The third column shows how the scale of the source, S s , and the scale of the filter, S f , are segregated from the shape of the envelope of the magnitude spectrum in the current approach. The scale of the source is directly related to musical pitch and melody. The shape of the envelope is directly related to the family aspect of timbre, and for the human voice, this is further subdivided into different vowel types. These aspects of the mapping from acoustic properties to perceptual ­variables are straightforward. The mapping between acoustic properties and ­register within a family is a little more complicated; both of the acoustic scale variables contribute to the perception of register. Both of the acoustic scale variables also contribute to the perception of instrument size and singer size, which are related perceptions in different contexts. It is also the case that the relative magnitude of the acoustic scale variables contributes to our perception of whether a specific instrument is a good, or bad, example of its class. Although the division of frequency information into three components, and the mapping from these components to the perception of musical tones, is somewhat more complicated than in traditional descriptions, it is not excessively complicated, and it does ­provide for a much better understanding of how the physical properties of instruments, and the acoustic properties of sound relate, to the auditory perceptions that musical tones produce.

2.6 Conclusions

Recent research on the role of acoustic scale in the perception of sound suggests that the frequency information observed in the magnitude spectrum of a sound is segregated by the auditory system into three parts: the spectral envelope shape, the acoustic scale of the source, S s , and the acoustic scale of the filter, S f . The spectral envelope shape determines the basic timbre category of a sound, which in music is the instrument family, and in the singing voice expands to produce the different vowel types.
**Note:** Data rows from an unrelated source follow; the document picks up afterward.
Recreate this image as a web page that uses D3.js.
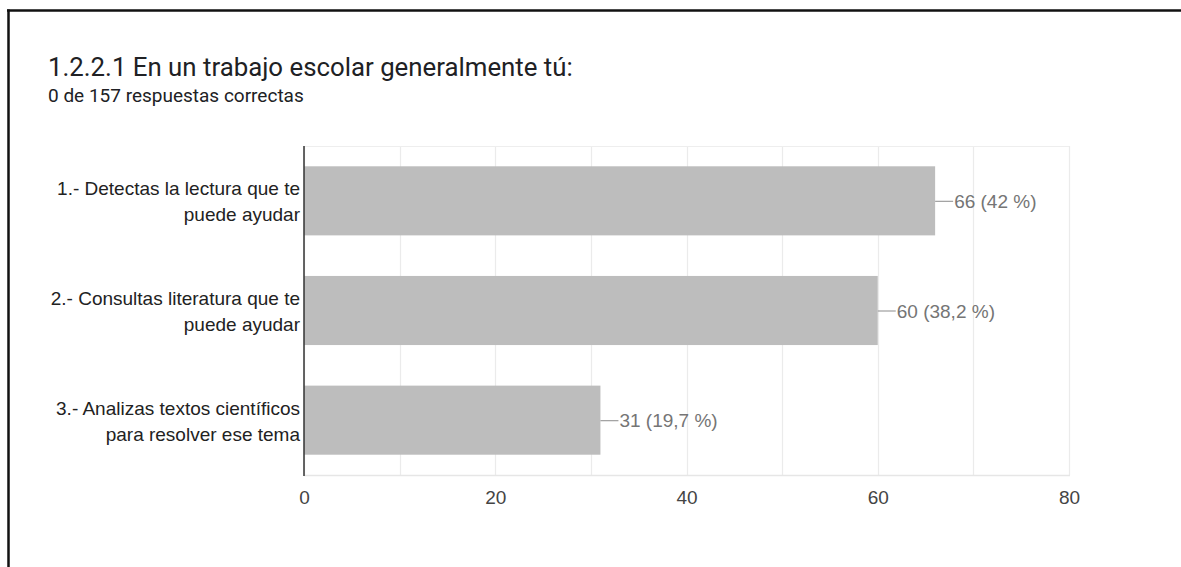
<!DOCTYPE html>
<html>
<head>
<meta charset="utf-8">
<script src="https://cdn.jsdelivr.net/npm/d3@7"></script>
<style>
  html, body { margin: 0; padding: 0; background: #fff; }
  svg { display: block; }
</style>
</head>
<body>
<svg id="chart" width="1181" height="567"></svg>
<script>
// Survey answers
const categories = [
  ["1.- Detectas la lectura que te", "puede ayudar"],
  ["2.- Consultas literatura que te", "puede ayudar"],
  ["3.- Analizas textos científicos", "para resolver ese tema"]
];
const counts = [66, 60, 31];
const valueLabels = ["66 (42 %)", "60 (38,2 %)", "31 (19,7 %)"];
const xTicks = [0, 20, 40, 60, 80];
const gridValues = [0, 10, 20, 30, 40, 50, 60, 70, 80];

const titleText = "1.2.2.1 En un trabajo escolar generalmente tú:";
const subtitleText = "0 de 157 respuestas correctas";

const svg = d3.select("#chart");

// card frame (top and left edges)
svg.append("line").attr("x1", 7).attr("x2", 1181).attr("y1", 10.5).attr("y2", 10.5)
  .attr("stroke", "#111").attr("stroke-width", 2.5);
svg.append("line").attr("x1", 8.5).attr("x2", 8.5).attr("y1", 9.5).attr("y2", 567)
  .attr("stroke", "#111").attr("stroke-width", 2.5);

svg.append("text").attr("x", 48).attr("y", 76)
  .attr("font-family", "Roboto, sans-serif").attr("font-size", 25.8)
  .attr("fill", "#202124").text(titleText);
svg.append("text").attr("x", 48).attr("y", 102)
  .attr("font-family", "Roboto, sans-serif").attr("font-size", 19)
  .attr("fill", "#202124").text(subtitleText);

const plotLeft = 304, plotRight = 1069, plotTop = 146, plotBottom = 475;
const x = d3.scaleLinear().domain([0, 80]).range([plotLeft, plotRight]);
const y = d3.scaleBand().domain(d3.range(counts.length)).range([plotTop, plotBottom])
  .paddingInner(0.37).paddingOuter(0.185);

const font = "'Liberation Sans', Arial, sans-serif";
const fs = 19;

// vertical grid lines
svg.append("g").selectAll("line").data(gridValues).join("line")
  .attr("x1", d => Math.round(x(d)) + 0.5).attr("x2", d => Math.round(x(d)) + 0.5)
  .attr("y1", plotTop).attr("y2", plotBottom)
  .attr("stroke", "#ebebeb").attr("stroke-width", 1.2);
// top and bottom frame of plot area
svg.append("line").attr("x1", plotLeft).attr("x2", plotRight).attr("y1", plotTop + 0.5).attr("y2", plotTop + 0.5)
  .attr("stroke", "#eeeeee").attr("stroke-width", 1.2);
svg.append("line").attr("x1", plotLeft).attr("x2", plotRight + 1).attr("y1", plotBottom + 0.5).attr("y2", plotBottom + 0.5)
  .attr("stroke", "#e6e6e6").attr("stroke-width", 1.5);

// bars
svg.append("g").selectAll("rect").data(counts).join("rect")
  .attr("x", x(0)).attr("y", (d, i) => y(i))
  .attr("width", d => x(d) - x(0)).attr("height", y.bandwidth())
  .attr("fill", "#bdbdbd");

// value connectors and labels
const vl = svg.append("g");
vl.selectAll("line").data(counts).join("line")
  .attr("x1", d => x(d)).attr("x2", d => x(d) + 18)
  .attr("y1", (d, i) => y(i) + y.bandwidth() / 2 + 0.5)
  .attr("y2", (d, i) => y(i) + y.bandwidth() / 2 + 0.5)
  .attr("stroke", "#9e9e9e").attr("stroke-width", 1.2);
vl.selectAll("text").data(counts).join("text")
  .attr("x", d => x(d) + 19)
  .attr("y", (d, i) => y(i) + y.bandwidth() / 2 + 7)
  .attr("font-family", font).attr("font-size", fs)
  .attr("fill", "#757575")
  .text((d, i) => valueLabels[i]);

// category labels
const cl = svg.append("g");
categories.forEach((lines, i) => {
  const cy = y(i) + y.bandwidth() / 2;
  const t = cl.append("text").attr("text-anchor", "end")
    .attr("font-family", font).attr("font-size", fs).attr("fill", "#222");
  lines.forEach((ln, j) => {
    t.append("tspan").attr("x", 300).attr("y", cy - 5.5 + j * 26).text(ln);
  });
});

// x axis tick labels
const xAxis = d3.axisBottom(x).tickValues(xTicks).tickSize(0).tickPadding(0);
const ax = svg.append("g").attr("transform", `translate(0,${plotBottom})`).call(xAxis);
ax.select(".domain").remove();
ax.selectAll("text").attr("dy", null).attr("y", 29)
  .attr("font-family", font).attr("font-size", fs).attr("fill", "#444");

// left axis line
svg.append("line").attr("x1", plotLeft).attr("x2", plotLeft).attr("y1", plotTop).attr("y2", plotBottom + 1)
  .attr("stroke", "#333").attr("stroke-width", 1.5);
</script>
</body>
</html>
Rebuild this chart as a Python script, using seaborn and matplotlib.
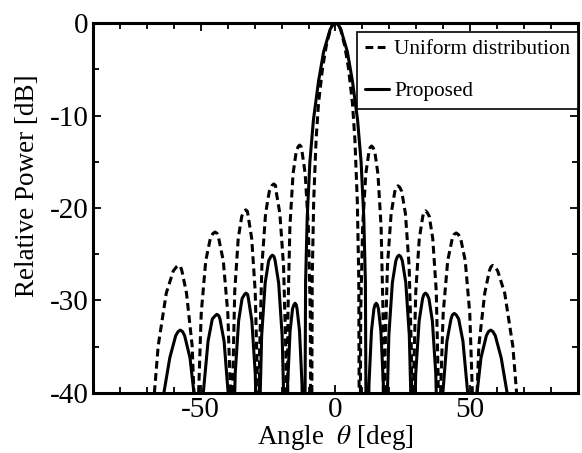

These timbre categories are largely independent of the acoustic scale variables, S s and S f . In speech, these two acoustic scale variables jointly determine much of the static voice quality of the speaker, and thus our perception of a ­speaker’s sex and size (e.g., Smith and Patterson 2005). This suggests that it would be useful to distinguish between the “what” and “who” of timbre in speech, that is, what is being said, and who is saying it. With regard to the timbre of musical tones, the distinction between envelope shape and the acoustic scale variables provides an explanation for the distinction between family timbre (envelope shape) and register timbre (S s and S f ). In both speech and music, S s exhibits a limited degree of ­independence from timbre inasmuch as (1) variation of GPR to produce prosodic distinctions does not change the perception of who is speaking, and (2) variation of the pulse rate in musical instruments to produce a melody does not change the perception of the instrument that is playing. There are, however, limits to the independence; large changes in pulse rate produce changes in the perception of who is speaking or which member of an instrument family is playing.